The Spymaster's Lady, by Joanna Bourne

>> Friday, May 15, 2009

TITLE: The Spymaster's Lady
AUTHOR: Joanna Bourne

PAGES: 384

SETTING: Early 19th century France and England
TYPE: Historical romance
SERIES: Not really, although some characters will appear in future books

REASON FOR READING: Online buzz having reached deafening proportions!

She's never met a man she couldn't deceive...until now.

She's braved battlefields. She's stolen dispatches from under the noses of heads of state. She's played the worldly courtesan, the naive virgin, the refined British lady, even a Gypsy boy. But Annique Villiers, the elusive spy known as the Fox Cub, has finally met the one man she can't outwit..
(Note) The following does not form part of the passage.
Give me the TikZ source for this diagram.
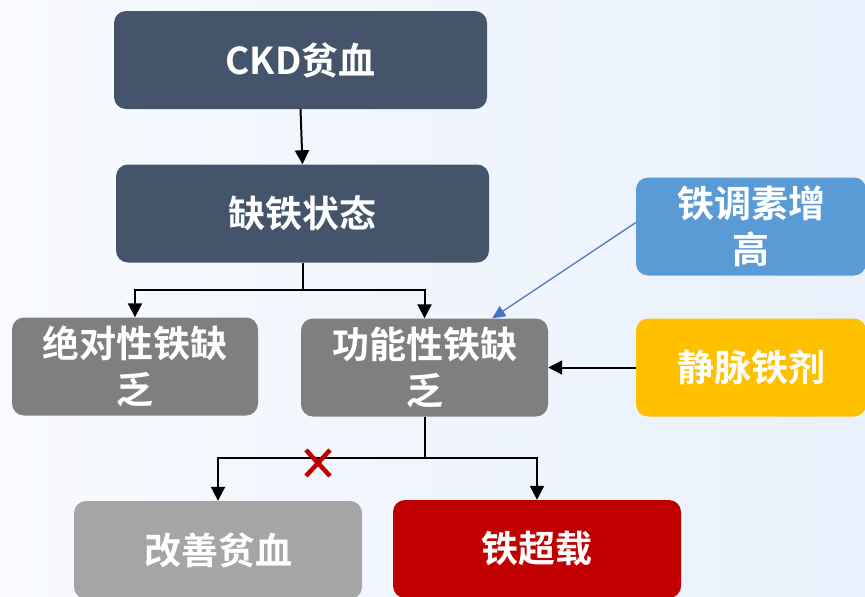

The Spymaster's Lady is basically a battle of wills between two spies. To give you a very basic idea of the plot (part of the joy of reading this book is discovering what direction the action will take, so I don't want to say much more): Grey is a very high-up member of the British intelligence-gathering community, while Annique has spied for the French since she was a girl. Annique is supposed to have the plans for Napoleon's invasion of England, and Grey wants them. After they escape a horrible Parisian prison, where both were about to come to very bad ends, Grey will do his best to get Annique and her valuable information to England, while Annique will do hers to avoid this.

I'm not particularly attracted to spy plots, but this was a good one. Bourne didn't fall into the temptation of making things convoluted just because. The plot is relatively simple, but loses no punch for it, as the potential consequences for whichever side winning were huge. I loved that there was no automatic assumption that we should be rooting for the British to win, and that Annique would obviously realise the error of her ways and go over to the British side. I especially appreciated this, given some revelations about her past, which written by other authors, could easily have led her to change sides without even thinking about it. Annique is French and retains loyalty for her country. She doesn't necessarily want them to destroy England completely, but she doesn't want to cause them to lose, either.

But what was best of all was that both Annique and Grey were 100% believable as what Bourne told us they were: competent operatives, so competent that they were considered to be among the best of their respective sides. This sounds obvious, but I can't even begin to count the times when an author has told me a particular character was terribly competent and experienced at their job, but their actions were so idiotic that I just couldn't believe it. For some reason, it seems to be worse with spies. Well, not so with Annique and Grey. They clearly knew what they were doing, those two.

And, I must add, they were each just as competent as the other, which is also important for me. It was quite an adversarial relationship for a long part of the book, but I liked that they each won some of the battles. Annique was just as capable a spy as Grey, so he couldn't easily (or even not easily) manipulate her. I didn't get any feeling that she might be in above her head, which is something that's tended to happen in other romance with heroines in similar situations. Annique could definitely handle herself, and she did, and she got the better of Grey as often as he got one over her.

As for the romance, well, this is why I read romance. I love getting that tingly feeling you get when there is real chemistry between the characters and you absolutely and completely care about what happens to them, and I got it in spades with this book. The romance is among the most fantastic I've read in the past few months. I cared, and cared deeply about whether Annique and Grey would be together. Every kiss made butterflies flutter in my stomach, and every scene with Annique and Grey together made me want to turn the pages as fast as I could, but at the same time, want to slow down so that it wouldn't be over so soon.

It was the scenes from Grey's POV that I most relished, I think. He's this cool (I'd say cold, actually) man who, after so many years playing the game, knows he cannot let his emotions become engaged and expect to keep functioning as he was. But when it came to Annique, he wasn't cold at all. He's a very self-aware character, too, and this means that he doesn't jump to judge Annique, because he knows exactly what's involved in their jobs.

I know there are some little things in the book that might have been hard to believe, but I loved the book so much that I was happy to suspend disbelief. Can a blind woman remove a bullet? Whatever doubts I might have had, I was so caught up in the action, the writing, the chemistry and the fascinating characters, that I didn't care!

Finally, the ending. I just loved it. I had absolutely no idea how Bourne could manage to get them Annique of the tangle she was in, but she did, and in a way that made perfect sense to me. Excellent all around.